Code that draws figures:
________________________________________

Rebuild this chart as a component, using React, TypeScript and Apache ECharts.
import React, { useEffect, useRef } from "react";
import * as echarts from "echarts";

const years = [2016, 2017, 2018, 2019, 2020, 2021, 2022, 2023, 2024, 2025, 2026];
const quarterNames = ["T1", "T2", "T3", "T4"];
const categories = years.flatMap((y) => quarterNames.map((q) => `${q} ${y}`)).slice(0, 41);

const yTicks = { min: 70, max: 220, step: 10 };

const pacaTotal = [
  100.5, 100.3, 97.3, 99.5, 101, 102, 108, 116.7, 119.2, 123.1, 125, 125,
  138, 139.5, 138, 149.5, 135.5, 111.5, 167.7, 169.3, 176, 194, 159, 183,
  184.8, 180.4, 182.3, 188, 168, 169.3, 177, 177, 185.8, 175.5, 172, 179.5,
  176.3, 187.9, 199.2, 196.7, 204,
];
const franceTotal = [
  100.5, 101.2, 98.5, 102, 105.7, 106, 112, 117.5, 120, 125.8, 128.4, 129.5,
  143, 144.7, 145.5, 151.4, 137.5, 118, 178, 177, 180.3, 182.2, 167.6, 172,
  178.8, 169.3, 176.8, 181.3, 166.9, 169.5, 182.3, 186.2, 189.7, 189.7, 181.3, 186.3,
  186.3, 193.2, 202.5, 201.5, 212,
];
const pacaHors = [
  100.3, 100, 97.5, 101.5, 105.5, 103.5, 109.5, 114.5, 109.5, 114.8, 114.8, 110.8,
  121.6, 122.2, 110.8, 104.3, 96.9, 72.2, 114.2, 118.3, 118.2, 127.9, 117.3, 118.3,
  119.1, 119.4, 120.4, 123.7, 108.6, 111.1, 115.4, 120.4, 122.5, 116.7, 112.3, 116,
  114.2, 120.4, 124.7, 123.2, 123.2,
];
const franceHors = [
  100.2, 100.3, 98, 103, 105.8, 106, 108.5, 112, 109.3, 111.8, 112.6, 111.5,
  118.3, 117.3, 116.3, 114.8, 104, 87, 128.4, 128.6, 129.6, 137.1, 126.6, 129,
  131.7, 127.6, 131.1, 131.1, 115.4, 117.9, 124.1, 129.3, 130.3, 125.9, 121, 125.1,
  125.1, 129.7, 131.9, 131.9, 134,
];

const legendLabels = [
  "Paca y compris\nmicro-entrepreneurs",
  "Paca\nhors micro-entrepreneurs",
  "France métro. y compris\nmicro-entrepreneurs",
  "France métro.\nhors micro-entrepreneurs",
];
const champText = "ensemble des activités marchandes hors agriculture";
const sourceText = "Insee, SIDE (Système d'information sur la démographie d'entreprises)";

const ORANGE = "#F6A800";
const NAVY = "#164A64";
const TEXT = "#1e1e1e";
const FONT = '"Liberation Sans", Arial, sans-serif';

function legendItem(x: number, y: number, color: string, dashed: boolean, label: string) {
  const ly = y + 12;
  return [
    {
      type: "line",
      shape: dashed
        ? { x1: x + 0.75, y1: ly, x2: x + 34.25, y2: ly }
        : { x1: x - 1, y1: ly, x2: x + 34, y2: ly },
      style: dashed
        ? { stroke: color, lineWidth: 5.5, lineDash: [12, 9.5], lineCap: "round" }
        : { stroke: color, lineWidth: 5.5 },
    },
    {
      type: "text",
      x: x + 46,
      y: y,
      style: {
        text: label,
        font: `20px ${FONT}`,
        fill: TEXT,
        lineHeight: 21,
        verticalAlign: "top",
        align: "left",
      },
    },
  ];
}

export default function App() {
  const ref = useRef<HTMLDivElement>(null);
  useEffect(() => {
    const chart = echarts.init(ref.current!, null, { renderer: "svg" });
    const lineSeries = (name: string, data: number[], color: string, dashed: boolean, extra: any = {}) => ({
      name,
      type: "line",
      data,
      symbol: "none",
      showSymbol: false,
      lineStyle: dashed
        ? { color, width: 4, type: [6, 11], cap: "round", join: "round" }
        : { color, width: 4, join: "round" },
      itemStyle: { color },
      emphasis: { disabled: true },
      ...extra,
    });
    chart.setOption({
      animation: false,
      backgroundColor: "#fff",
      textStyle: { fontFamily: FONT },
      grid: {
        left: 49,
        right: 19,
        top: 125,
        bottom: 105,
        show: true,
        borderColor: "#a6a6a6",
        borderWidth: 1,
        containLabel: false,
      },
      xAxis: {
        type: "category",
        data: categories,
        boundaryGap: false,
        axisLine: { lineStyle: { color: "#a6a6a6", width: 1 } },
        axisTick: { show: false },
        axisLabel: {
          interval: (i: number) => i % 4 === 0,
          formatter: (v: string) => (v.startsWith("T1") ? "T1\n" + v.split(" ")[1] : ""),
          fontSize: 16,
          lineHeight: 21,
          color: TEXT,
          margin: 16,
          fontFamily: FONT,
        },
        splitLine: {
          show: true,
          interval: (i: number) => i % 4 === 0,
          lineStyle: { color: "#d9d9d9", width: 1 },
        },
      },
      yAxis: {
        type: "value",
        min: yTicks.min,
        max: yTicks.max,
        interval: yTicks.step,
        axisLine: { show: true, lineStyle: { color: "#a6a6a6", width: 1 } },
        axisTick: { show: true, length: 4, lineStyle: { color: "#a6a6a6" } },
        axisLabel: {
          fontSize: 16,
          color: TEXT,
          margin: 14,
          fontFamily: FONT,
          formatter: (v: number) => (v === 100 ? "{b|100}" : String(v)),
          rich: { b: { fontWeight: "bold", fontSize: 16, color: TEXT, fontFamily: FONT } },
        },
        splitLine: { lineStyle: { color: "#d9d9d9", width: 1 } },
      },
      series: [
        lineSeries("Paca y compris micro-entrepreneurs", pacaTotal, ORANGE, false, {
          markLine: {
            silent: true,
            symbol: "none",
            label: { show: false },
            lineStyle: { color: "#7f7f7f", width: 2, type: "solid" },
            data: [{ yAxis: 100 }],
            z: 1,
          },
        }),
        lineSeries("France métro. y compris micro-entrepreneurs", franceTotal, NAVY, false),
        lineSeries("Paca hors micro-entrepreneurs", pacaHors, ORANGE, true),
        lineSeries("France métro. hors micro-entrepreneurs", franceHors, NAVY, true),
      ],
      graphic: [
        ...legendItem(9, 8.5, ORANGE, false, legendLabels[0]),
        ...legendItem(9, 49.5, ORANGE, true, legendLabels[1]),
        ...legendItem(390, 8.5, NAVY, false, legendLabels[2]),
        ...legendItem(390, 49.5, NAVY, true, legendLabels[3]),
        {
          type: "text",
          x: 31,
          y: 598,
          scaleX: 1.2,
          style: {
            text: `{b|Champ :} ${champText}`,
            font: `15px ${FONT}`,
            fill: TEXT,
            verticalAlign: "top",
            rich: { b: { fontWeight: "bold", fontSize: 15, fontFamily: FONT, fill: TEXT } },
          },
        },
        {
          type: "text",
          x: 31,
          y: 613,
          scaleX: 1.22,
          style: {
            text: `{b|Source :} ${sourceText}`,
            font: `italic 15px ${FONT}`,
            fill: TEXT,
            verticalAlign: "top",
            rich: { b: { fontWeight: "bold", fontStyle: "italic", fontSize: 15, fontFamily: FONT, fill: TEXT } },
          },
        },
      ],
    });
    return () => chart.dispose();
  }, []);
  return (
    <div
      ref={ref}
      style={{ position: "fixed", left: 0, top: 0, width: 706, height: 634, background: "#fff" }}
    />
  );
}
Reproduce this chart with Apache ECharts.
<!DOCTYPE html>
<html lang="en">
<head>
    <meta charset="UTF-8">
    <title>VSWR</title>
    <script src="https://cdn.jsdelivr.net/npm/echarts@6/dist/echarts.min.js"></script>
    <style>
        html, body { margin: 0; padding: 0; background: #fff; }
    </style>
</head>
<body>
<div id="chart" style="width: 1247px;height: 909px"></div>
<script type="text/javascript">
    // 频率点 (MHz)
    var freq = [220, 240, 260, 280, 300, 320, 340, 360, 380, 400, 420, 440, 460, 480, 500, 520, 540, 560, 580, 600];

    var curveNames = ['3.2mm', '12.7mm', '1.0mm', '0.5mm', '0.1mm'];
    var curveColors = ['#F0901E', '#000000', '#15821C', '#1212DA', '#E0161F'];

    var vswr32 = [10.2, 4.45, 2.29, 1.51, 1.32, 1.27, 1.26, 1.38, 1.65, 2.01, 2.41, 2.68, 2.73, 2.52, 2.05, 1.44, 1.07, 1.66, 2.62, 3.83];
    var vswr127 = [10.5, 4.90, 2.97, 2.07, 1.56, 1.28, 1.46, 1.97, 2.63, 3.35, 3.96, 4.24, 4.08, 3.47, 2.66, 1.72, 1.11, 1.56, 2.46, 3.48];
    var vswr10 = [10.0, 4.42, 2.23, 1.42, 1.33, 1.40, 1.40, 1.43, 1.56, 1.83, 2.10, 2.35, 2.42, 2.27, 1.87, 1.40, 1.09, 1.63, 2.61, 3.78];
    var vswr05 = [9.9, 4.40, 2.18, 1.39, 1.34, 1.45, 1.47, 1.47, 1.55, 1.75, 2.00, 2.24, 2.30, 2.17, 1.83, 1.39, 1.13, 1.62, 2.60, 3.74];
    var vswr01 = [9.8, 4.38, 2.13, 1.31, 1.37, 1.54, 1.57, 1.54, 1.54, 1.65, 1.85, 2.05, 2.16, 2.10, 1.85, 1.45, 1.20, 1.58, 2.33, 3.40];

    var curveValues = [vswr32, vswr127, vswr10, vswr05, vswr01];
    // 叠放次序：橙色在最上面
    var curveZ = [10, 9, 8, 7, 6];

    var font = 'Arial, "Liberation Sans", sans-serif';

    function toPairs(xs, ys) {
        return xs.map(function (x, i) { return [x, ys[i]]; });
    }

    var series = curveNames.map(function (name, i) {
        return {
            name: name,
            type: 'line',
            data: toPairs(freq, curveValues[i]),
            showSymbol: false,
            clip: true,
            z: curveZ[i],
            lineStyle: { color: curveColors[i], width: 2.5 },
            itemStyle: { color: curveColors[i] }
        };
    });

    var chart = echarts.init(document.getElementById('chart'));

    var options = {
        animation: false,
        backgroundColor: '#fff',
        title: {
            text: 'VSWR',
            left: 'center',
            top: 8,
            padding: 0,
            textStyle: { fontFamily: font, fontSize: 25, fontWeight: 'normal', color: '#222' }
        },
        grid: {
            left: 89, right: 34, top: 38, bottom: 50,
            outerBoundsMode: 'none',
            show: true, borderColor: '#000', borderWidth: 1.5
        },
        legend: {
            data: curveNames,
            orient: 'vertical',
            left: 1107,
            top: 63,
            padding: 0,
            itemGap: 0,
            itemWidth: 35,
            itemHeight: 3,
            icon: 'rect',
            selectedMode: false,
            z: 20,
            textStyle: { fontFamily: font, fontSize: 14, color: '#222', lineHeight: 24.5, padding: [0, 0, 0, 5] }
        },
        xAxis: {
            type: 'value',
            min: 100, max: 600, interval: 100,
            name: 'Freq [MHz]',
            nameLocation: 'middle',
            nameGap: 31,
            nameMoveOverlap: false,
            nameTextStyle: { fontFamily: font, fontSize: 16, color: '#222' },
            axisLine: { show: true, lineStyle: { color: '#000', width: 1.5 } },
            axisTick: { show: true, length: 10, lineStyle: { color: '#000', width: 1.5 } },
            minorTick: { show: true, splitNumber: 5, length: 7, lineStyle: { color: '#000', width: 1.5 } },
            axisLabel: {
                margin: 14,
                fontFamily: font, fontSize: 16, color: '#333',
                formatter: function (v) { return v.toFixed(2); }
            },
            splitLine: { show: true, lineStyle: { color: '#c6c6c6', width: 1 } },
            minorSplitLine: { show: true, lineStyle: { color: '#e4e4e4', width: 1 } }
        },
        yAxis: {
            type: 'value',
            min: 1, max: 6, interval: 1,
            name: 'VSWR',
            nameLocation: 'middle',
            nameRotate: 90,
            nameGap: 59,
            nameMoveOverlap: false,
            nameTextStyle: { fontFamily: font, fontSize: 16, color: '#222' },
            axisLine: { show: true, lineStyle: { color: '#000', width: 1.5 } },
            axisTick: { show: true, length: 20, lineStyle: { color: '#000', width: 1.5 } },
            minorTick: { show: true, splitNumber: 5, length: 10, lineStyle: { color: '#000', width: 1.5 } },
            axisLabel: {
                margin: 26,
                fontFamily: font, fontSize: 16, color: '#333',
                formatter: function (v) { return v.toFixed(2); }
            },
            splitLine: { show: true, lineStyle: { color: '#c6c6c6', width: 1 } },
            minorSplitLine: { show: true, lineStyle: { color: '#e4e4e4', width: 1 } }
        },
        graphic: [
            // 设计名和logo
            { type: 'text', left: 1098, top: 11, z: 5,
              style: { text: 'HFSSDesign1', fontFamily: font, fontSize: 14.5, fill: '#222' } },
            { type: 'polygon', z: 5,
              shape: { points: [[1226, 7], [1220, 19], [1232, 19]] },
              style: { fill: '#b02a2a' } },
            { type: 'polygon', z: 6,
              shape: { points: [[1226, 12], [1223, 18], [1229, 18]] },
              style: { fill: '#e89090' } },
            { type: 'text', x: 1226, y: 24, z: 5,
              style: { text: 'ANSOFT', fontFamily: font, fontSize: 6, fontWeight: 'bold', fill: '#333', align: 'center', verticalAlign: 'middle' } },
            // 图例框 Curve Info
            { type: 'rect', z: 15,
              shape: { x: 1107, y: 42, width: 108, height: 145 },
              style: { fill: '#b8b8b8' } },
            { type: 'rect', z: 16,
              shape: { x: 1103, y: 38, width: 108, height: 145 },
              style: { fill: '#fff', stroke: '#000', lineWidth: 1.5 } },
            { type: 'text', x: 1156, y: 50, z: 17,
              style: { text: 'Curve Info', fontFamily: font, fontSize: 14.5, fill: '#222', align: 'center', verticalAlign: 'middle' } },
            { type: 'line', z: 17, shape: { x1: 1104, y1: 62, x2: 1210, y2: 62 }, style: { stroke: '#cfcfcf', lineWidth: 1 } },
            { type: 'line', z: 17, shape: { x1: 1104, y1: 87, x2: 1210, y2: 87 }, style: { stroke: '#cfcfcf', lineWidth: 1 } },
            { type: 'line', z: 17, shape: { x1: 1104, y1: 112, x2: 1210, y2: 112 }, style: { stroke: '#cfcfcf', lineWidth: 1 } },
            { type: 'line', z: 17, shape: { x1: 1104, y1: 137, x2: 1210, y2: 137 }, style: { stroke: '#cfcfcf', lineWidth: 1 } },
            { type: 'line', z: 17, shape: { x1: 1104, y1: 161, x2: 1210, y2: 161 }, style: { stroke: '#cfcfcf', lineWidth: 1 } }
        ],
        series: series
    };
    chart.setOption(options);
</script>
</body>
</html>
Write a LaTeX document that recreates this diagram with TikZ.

________________________________________

- **Exercise instructions**
Write out word for word only the lines from the start of the entries down to the line with "220, step: 10", please, including both ends.

- **Task result**
Rebuild this chart as a component, using React, TypeScript and Apache ECharts.
import React, { useEffect, useRef } from "react";
import * as echarts from "echarts";

const years = [2016, 2017, 2018, 2019, 2020, 2021, 2022, 2023, 2024, 2025, 2026];
const quarterNames = ["T1", "T2", "T3", "T4"];
const categories = years.flatMap((y) => quarterNames.map((q) => `${q} ${y}`)).slice(0, 41);

const yTicks = { min: 70, max: 220, step: 10 };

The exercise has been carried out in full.